Sağ, muhafazakar dünyada çok sevilip sayılan yazar Tarık Buğra'nın kızı Prof. Ayşe Buğra da saygın bir akademisyen. Bir yaz sıcağında daha, eşi Osman Kavala'ya adalet ve özgürlük için çırpınmaya, ter dökmeye devam edecek. Dışarıyı bir daha görebilsin diye.
Romanının adına yapılan mı, kızına yaşatılan mı...Üstadın hatırasına saygısızlık açısından da bakabilirsiniz.
Ben şurasındayım...
Hani FETÖ'yle mücadele salt polisiye önlemlerle kazanılamazdı!

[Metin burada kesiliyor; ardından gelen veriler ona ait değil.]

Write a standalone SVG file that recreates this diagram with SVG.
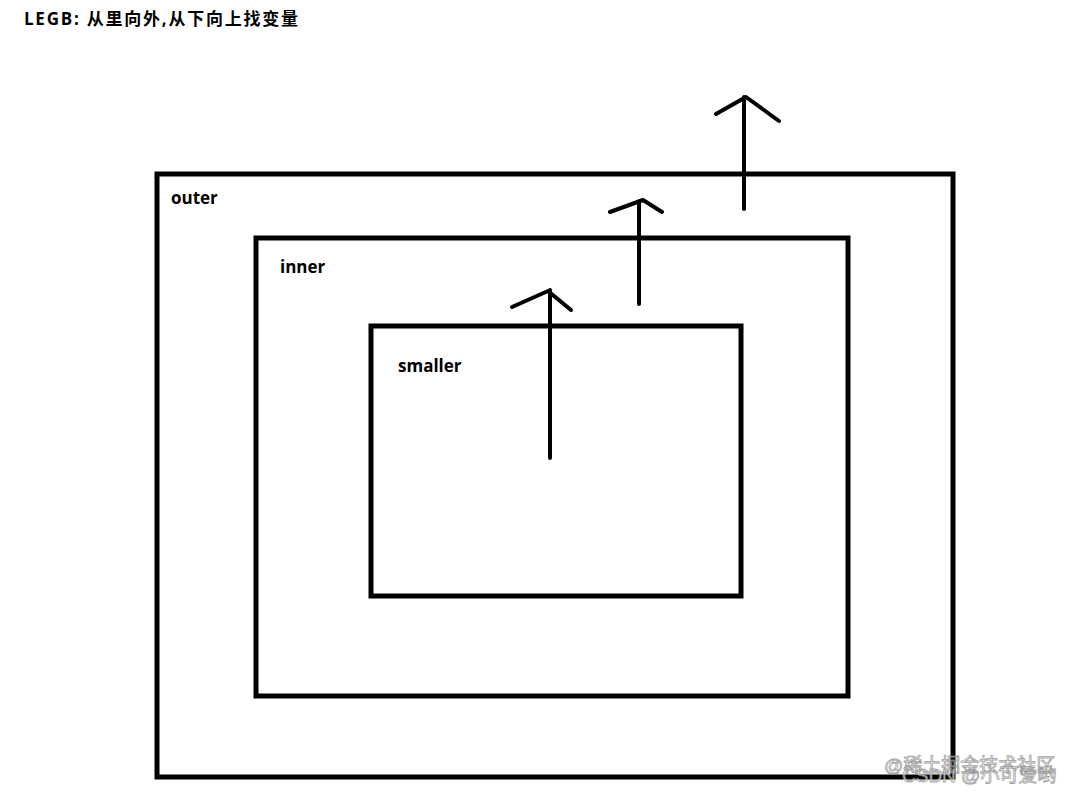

Hani yeni FETÖ'lerin çıkmaması için halkın aydınlatılması, din hokkabazlarına karşı bilinçlendirilmesi şarttı!
Hani bu yüzden romanlara, dizi senaryolarına, sinema filmlerine, tiyatro oyunlarına düşüyordu esas görev!
Hani din taciri, hurafeci ve istismarcıların hile ve oyunlarının içyüzü başka türlü gösterilemez, halk uyandırılamazdı!
Dikalasını, neredeyse bire bir kopyasını 40 küsur sene önce, henüz FETÖ ortada yokken ifşa ve teşhir eden bir roman var elimizde.
Yaz komedisine adı verilerek mi kıymetlendirilip yararlanılacaktı?
İmkanlar böyle kullanılarak mı FETÖ'yle mücadele kazanılacak?
Romanlar, diziler, fimlerle topyekün aydınlanma seferberliği böyle mi teşvik edilecek ve başarılacak?
"Gençliğim Eyvah", FETÖ'nün ilk tohumları atılırken, henüz filizlenmeden yazılıyor. 1977’de önce Tercüman’da gazete dizisi, 1979’da da kitap olarak basılıyor.
FETÖ'nün şeytani örgütlenmesinin önce romanı yazılıyor yani. Başrolde "İhtiyar" lakaplı dehşet bir kötü, karanlık elebaşı...
Sızarak kadrolaşma, eğitimden girip polis, yargı ve askeriyeden çıkarak devleti içerden fethetme, istihbaratı ele geçirme, şantaj silahını ustaca kullanma, abilik ve ablalık sistemi, eş ayarlama çöpçatanlığı, takiye yöntemiyle kendini gizleyerek çeteleşme, melek kılığına girerek şeytanlık yapma ve FETÖ denince aklınıza daha ne gelirse...Hepsi romandaki hayali cemaatin teşkilatlanma modelinde mevcut.
FETÖ'nün ipliğini baştan pazara çıkaran, muhtemel ki korku imparatorluğunu kurarken Gülen'in kopya çektiği bir eserden söz ediyoruz.
Elde hazır. Al canlandır. Filmini çek sinemada oynat, dizisini yap ekrana koy izlet, daha ne istersin.
Ama bir yaz komedisinin yerini tutar mı, bittabii tutmaz. İyi seyirler.
Gayriresmi ekonomi dile geliyor
Karar TV YouTube kanalı duyurdu. Gazete yazarlarımızdan Taha Akyol, Elif Çakır ve İbrahim Kahveci sırayla bütün muhalefet liderlerini konuşturacaklar. Ama sadece ekonomi üzerine!
Zamanlama mükemmel. Tam sırasıydı.
İktidarın resmi ekonomi anlatısına inancını kaybedenler, gayriresmi versiyonuyla hikayeyi bir de muhalefetten dinleyecektir. Can kulağıyla hem de.
Kılıçdaroğlu CHP’nin, Akşener İYİ Parti’nin, Sancar HDP’nin, Karamollaoğlu Saadet’in, Davutoğlu Gelecek’in, Babacan DEVA’nın sorun tespitlerini ve çözüm reçetelerini sunacak.
Ekonomi nerede tıkandı, çıkış önerileri ne? Muhalefet, hangi politikalarla işsizin, aşsızın, yoksulun, yarınından korkanların kör talihini yenecek?
Ayrımsız her parti vaatlerini anlatacak. İktidardan söz veya cevap hakkı kullanmak isteyen olursa memnuniyetle yer verileceği de muhakkak.
İktidar kontrolündeki ana akım ekranların artık karşılayamadığı ciddi bir ihtiyaçtı. Karar TV’yi kutluyor, merakla bekliyorum.